Tuesday, January 5, 2010

Finished Longboard Repair

By the way, that longboard repair I was working on earlier turned out quite well. Here is a quick follow up for Brenden, so far the only confirmed reader of this blog…

2009-08-09 11.58.19

Once the divinycell repair was cured and sanded back to a smooth uniform surface I masked off the board with newspaper, found some (sort of) matching spray paint from the Repco shop down the road and went to town.

After a few previous failures painting surfboards I decided to spray the paint directly onto the foam then glass over the top. I had some concerns that a layer of paint between the foam and the glass would weaken the bond and the end result would have less strength, but it does  looks as though this is what is typically done in surfboard construction. This might be a good argument for buying unpainted boards though….
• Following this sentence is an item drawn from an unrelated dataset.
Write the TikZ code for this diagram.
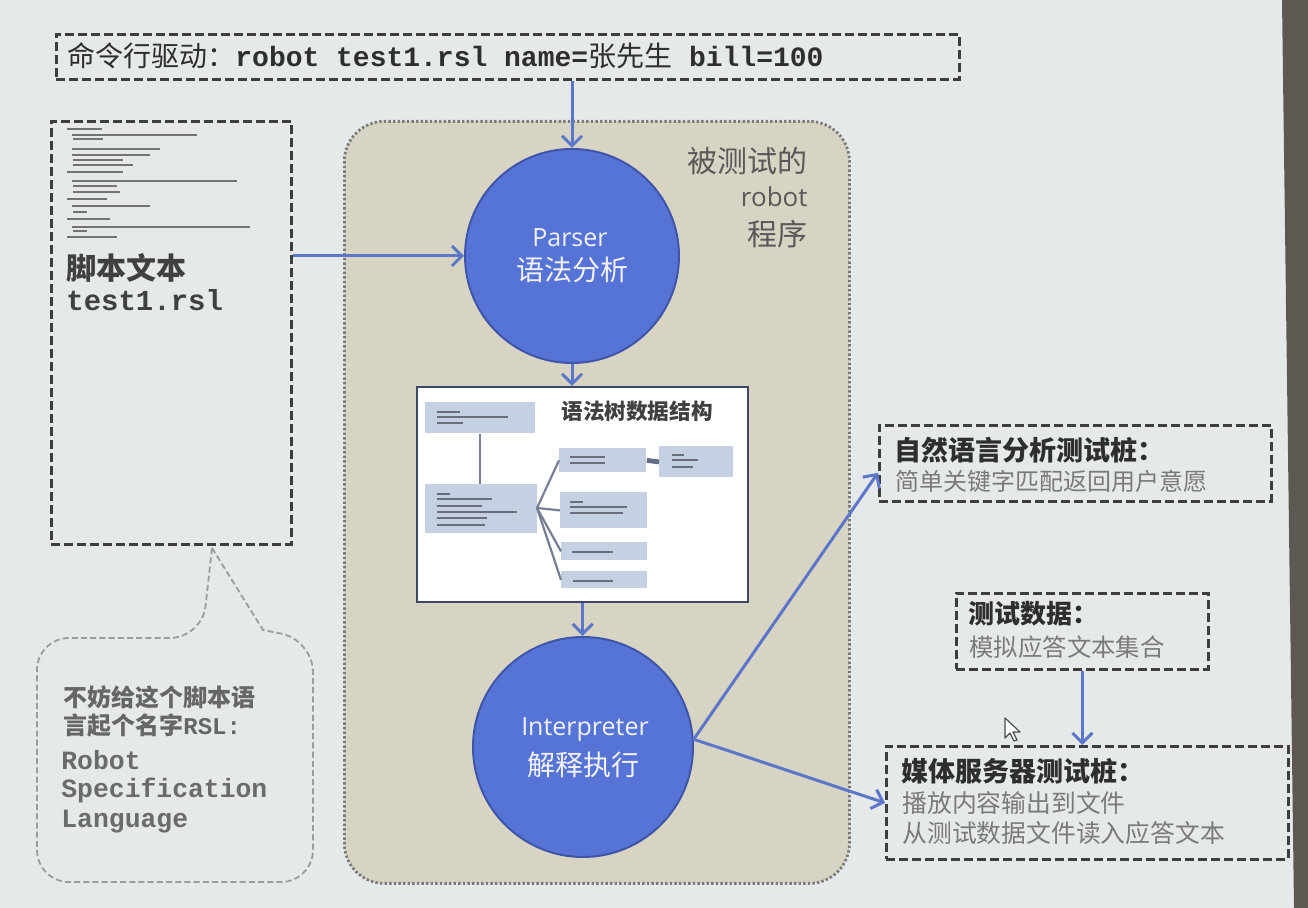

After spraying a number of very thin coats of paint, in fact heaps of white coats of paint to cover up the dark coloured divinycell, I applied resin and a couple of layers of glass. After squeegeeing out the excess resin I left what looked like a very neat repair to cure. But when I came back to my horror there was a large air bubble. It seems that there was a small void somewhere in the divinycell which heated up during curing and blew a bubble under my glass. Arggghhh!

2009-09-18 16.10.27So, next step was to drill a couple of small holes in and around the bubble then syringe in a brilliant two part expanding urethane foam I have in the shed. About 20ml of mixed foam completely filled the hole plus about 2 litres of whatever buckets I could find to contain it! After curing, I sanded back and applied another glass and resin patch to my glass and resin patch.

So after sanding this final patch back with increasingly fine grades of wet and dry sandpaper I have the fairly pleasing result shown here. Not as neat as I would have liked, but not too bad considering!